Directions for this task
Exactly repeat the material, dropping only the pictures.

Given material
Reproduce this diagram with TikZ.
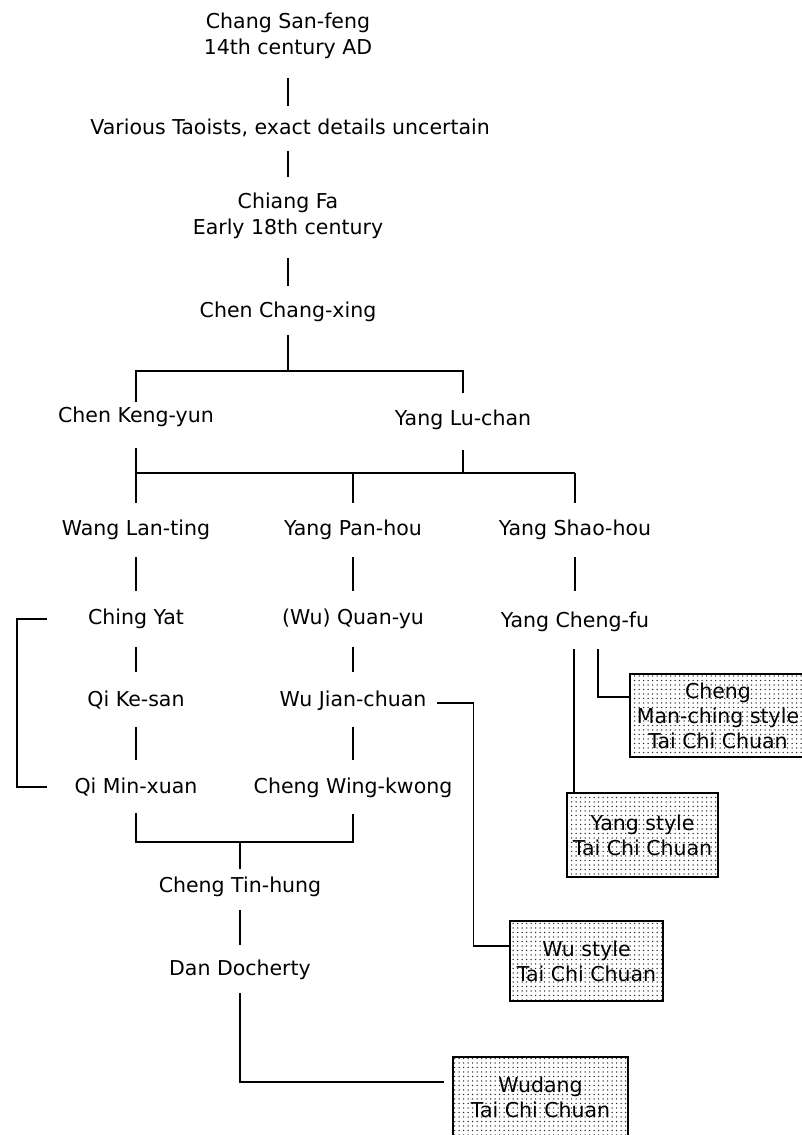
\documentclass[tikz,border=0pt]{standalone}
\usepackage{fontspec}
\setmainfont{DejaVu Sans}
\usetikzlibrary{patterns.meta}
\begin{document}
\begin{tikzpicture}[x=1pt,y=-1pt,
  lbl/.style={inner sep=0pt, font=\fontsize{20.5}{26}\selectfont, align=center},
  conn/.style={line width=1.1pt},
  stylebox/.style={draw, line width=1.6pt, pattern={Dots[distance=4.5pt,radius=0.75pt]},
    pattern color=black!85, inner sep=0pt, font=\fontsize{20.5}{25}\selectfont, align=center}]
\useasboundingbox (0,0) rectangle (802,1135);
% text nodes
\node[lbl] (csf) at (288,36) {Chang San-feng\\14th century AD};
\node[lbl,anchor=east] (vt) at (490,128) {Various Taoists, exact details uncertain};
\node[lbl] (cf) at (288,216) {Chiang Fa\\Early 18th century};
\node[lbl] (ccx) at (288,312) {Chen Chang-xing};
\node[lbl] (cky) at (136,417) {Chen Keng-yun};
\node[lbl] (ylc) at (463,420) {Yang Lu-chan};
\node[lbl] (wlt) at (136,530) {Wang Lan-ting};
\node[lbl] (yph) at (353,530) {Yang Pan-hou};
\node[lbl] (ysh) at (575,530) {Yang Shao-hou};
\node[lbl] (cy) at (136,619) {Ching Yat};
\node[lbl] (qy) at (353,619) {(Wu) Quan-yu};
\node[lbl] (ycf) at (575,622) {Yang Cheng-fu};
\node[lbl] (qks) at (136,700) {Qi Ke-san};
\node[lbl] (wjc) at (353,701) {Wu Jian-chuan};
\node[lbl] (qmx) at (136,787) {Qi Min-xuan};
\node[lbl] (cwk) at (353,788) {Cheng Wing-kwong};
\node[lbl] (cth) at (240,887) {Cheng Tin-hung};
\node[lbl] (dd) at (240,970) {Dan Docherty};
% style boxes
\node[stylebox, minimum width=176pt, minimum height=83pt] (chengbox) at (718,715.5) {Cheng\\Man-ching style\\Tai Chi Chuan};
\node[stylebox, minimum width=151pt, minimum height=84pt] (yangbox) at (642.5,835) {Yang style\\Tai Chi Chuan};
\node[stylebox, minimum width=153pt, minimum height=80pt] (wubox) at (586.5,961) {Wu style\\Tai Chi Chuan};
\node[stylebox, minimum width=175pt, minimum height=80pt] (wudbox) at (540.5,1097) {Wudang\\Tai Chi Chuan};
% connectors
\draw[conn] ([yshift=-42pt]csf.center) -- ([yshift=22pt]vt.center -| csf.center);
\draw[conn] ([yshift=65pt]cf.center) -- ([yshift=39pt]cf.center);
\draw[conn] ([yshift=-42pt]cf.center) -- ([yshift=26pt]ccx.center);
\draw[conn] ([yshift=-23pt]ccx.center) -- ([yshift=-59pt]ccx.center) coordinate (j1);
\draw[conn] ([yshift=15pt]cky.center) |- (j1) -| ([yshift=27pt]ylc.center);
\draw[conn] ([yshift=-31pt]cky.center) -- ([yshift=27pt]wlt.center);
\draw[conn] ([yshift=-30pt]ylc.center) -- ([yshift=-53pt]ylc.center) coordinate (j2);
\draw[conn] (wlt.center |- j2) -- (ysh.center |- j2);
\draw[conn] (yph.center |- j2) -- ([yshift=27pt]yph.center);
\draw[conn] (ysh.center |- j2) -- ([yshift=27pt]ysh.center);
\draw[conn] ([yshift=-27pt]wlt.center) -- ([yshift=28pt]cy.center);
\draw[conn] ([yshift=-27pt]yph.center) -- ([yshift=28pt]qy.center);
\draw[conn] ([yshift=-27pt]ysh.center) -- ([yshift=31pt]ycf.center);
\draw[conn] ([yshift=-28pt]cy.center) -- ([yshift=28pt]qks.center);
\draw[conn] ([yshift=-28pt]qy.center) -- ([yshift=29pt]wjc.center);
\draw[conn] ([yshift=-27pt]qks.center) -- ([yshift=27pt]qmx.center);
\draw[conn] ([yshift=-26pt]wjc.center) -- ([yshift=28pt]cwk.center);
% left bracket
\draw[conn] ([xshift=-89pt]cy.center) -- ++(-30,0) |- ([xshift=-89pt]qmx.center);
% lower bracket
\draw[conn] ([yshift=-26pt]qmx.center) -- ([yshift=-55pt]qmx.center) -- ([yshift=-54pt]cwk.center) -- ([yshift=-26pt]cwk.center);
\draw[conn] ([yshift=45pt]cth.center) -- ([yshift=18pt]cth.center);
\draw[conn] ([yshift=-23pt]cth.center) -- ([yshift=25pt]dd.center);
\draw[conn] ([yshift=-23pt]dd.center) |- ([xshift=-8pt,yshift=15pt]wudbox.west);
% Wu line
\draw[conn] ([xshift=84pt,yshift=-2pt]wjc.center) -| ([xshift=-36pt,yshift=15pt]wubox.west) -- ([yshift=15pt]wubox.west);
% Yang Cheng-fu lines
\draw[conn] ([xshift=-1pt,yshift=-27pt]ycf.center) -- ++(0,144);
\draw[conn] ([xshift=23pt,yshift=-27pt]ycf.center) |- ([yshift=18.5pt]chengbox.west);
\end{tikzpicture}
\end{document}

Written solution
Reproduce this diagram with TikZ.
\documentclass[tikz,border=0pt]{standalone}
\usepackage{fontspec}
\setmainfont{DejaVu Sans}
\usetikzlibrary{patterns.meta}
\begin{document}
\begin{tikzpicture}[x=1pt,y=-1pt,
  lbl/.style={inner sep=0pt, font=\fontsize{20.5}{26}\selectfont, align=center},
  conn/.style={line width=1.1pt},
  stylebox/.style={draw, line width=1.6pt, pattern={Dots[distance=4.5pt,radius=0.75pt]},
    pattern color=black!85, inner sep=0pt, font=\fontsize{20.5}{25}\selectfont, align=center}]
\useasboundingbox (0,0) rectangle (802,1135);
% text nodes
\node[lbl] (csf) at (288,36) {Chang San-feng\\14th century AD};
\node[lbl,anchor=east] (vt) at (490,128) {Various Taoists, exact details uncertain};
\node[lbl] (cf) at (288,216) {Chiang Fa\\Early 18th century};
\node[lbl] (ccx) at (288,312) {Chen Chang-xing};
\node[lbl] (cky) at (136,417) {Chen Keng-yun};
\node[lbl] (ylc) at (463,420) {Yang Lu-chan};
\node[lbl] (wlt) at (136,530) {Wang Lan-ting};
\node[lbl] (yph) at (353,530) {Yang Pan-hou};
\node[lbl] (ysh) at (575,530) {Yang Shao-hou};
\node[lbl] (cy) at (136,619) {Ching Yat};
\node[lbl] (qy) at (353,619) {(Wu) Quan-yu};
\node[lbl] (ycf) at (575,622) {Yang Cheng-fu};
\node[lbl] (qks) at (136,700) {Qi Ke-san};
\node[lbl] (wjc) at (353,701) {Wu Jian-chuan};
\node[lbl] (qmx) at (136,787) {Qi Min-xuan};
\node[lbl] (cwk) at (353,788) {Cheng Wing-kwong};
\node[lbl] (cth) at (240,887) {Cheng Tin-hung};
\node[lbl] (dd) at (240,970) {Dan Docherty};
% style boxes
\node[stylebox, minimum width=176pt, minimum height=83pt] (chengbox) at (718,715.5) {Cheng\\Man-ching style\\Tai Chi Chuan};
\node[stylebox, minimum width=151pt, minimum height=84pt] (yangbox) at (642.5,835) {Yang style\\Tai Chi Chuan};
\node[stylebox, minimum width=153pt, minimum height=80pt] (wubox) at (586.5,961) {Wu style\\Tai Chi Chuan};
\node[stylebox, minimum width=175pt, minimum height=80pt] (wudbox) at (540.5,1097) {Wudang\\Tai Chi Chuan};
% connectors
\draw[conn] ([yshift=-42pt]csf.center) -- ([yshift=22pt]vt.center -| csf.center);
\draw[conn] ([yshift=65pt]cf.center) -- ([yshift=39pt]cf.center);
\draw[conn] ([yshift=-42pt]cf.center) -- ([yshift=26pt]ccx.center);
\draw[conn] ([yshift=-23pt]ccx.center) -- ([yshift=-59pt]ccx.center) coordinate (j1);
\draw[conn] ([yshift=15pt]cky.center) |- (j1) -| ([yshift=27pt]ylc.center);
\draw[conn] ([yshift=-31pt]cky.center) -- ([yshift=27pt]wlt.center);
\draw[conn] ([yshift=-30pt]ylc.center) -- ([yshift=-53pt]ylc.center) coordinate (j2);
\draw[conn] (wlt.center |- j2) -- (ysh.center |- j2);
\draw[conn] (yph.center |- j2) -- ([yshift=27pt]yph.center);
\draw[conn] (ysh.center |- j2) -- ([yshift=27pt]ysh.center);
\draw[conn] ([yshift=-27pt]wlt.center) -- ([yshift=28pt]cy.center);
\draw[conn] ([yshift=-27pt]yph.center) -- ([yshift=28pt]qy.center);
\draw[conn] ([yshift=-27pt]ysh.center) -- ([yshift=31pt]ycf.center);
\draw[conn] ([yshift=-28pt]cy.center) -- ([yshift=28pt]qks.center);
\draw[conn] ([yshift=-28pt]qy.center) -- ([yshift=29pt]wjc.center);
\draw[conn] ([yshift=-27pt]qks.center) -- ([yshift=27pt]qmx.center);
\draw[conn] ([yshift=-26pt]wjc.center) -- ([yshift=28pt]cwk.center);
% left bracket
\draw[conn] ([xshift=-89pt]cy.center) -- ++(-30,0) |- ([xshift=-89pt]qmx.center);
% lower bracket
\draw[conn] ([yshift=-26pt]qmx.center) -- ([yshift=-55pt]qmx.center) -- ([yshift=-54pt]cwk.center) -- ([yshift=-26pt]cwk.center);
\draw[conn] ([yshift=45pt]cth.center) -- ([yshift=18pt]cth.center);
\draw[conn] ([yshift=-23pt]cth.center) -- ([yshift=25pt]dd.center);
\draw[conn] ([yshift=-23pt]dd.center) |- ([xshift=-8pt,yshift=15pt]wudbox.west);
% Wu line
\draw[conn] ([xshift=84pt,yshift=-2pt]wjc.center) -| ([xshift=-36pt,yshift=15pt]wubox.west) -- ([yshift=15pt]wubox.west);
% Yang Cheng-fu lines
\draw[conn] ([xshift=-1pt,yshift=-27pt]ycf.center) -- ++(0,144);
\draw[conn] ([xshift=23pt,yshift=-27pt]ycf.center) |- ([yshift=18.5pt]chengbox.west);
\end{tikzpicture}
\end{document}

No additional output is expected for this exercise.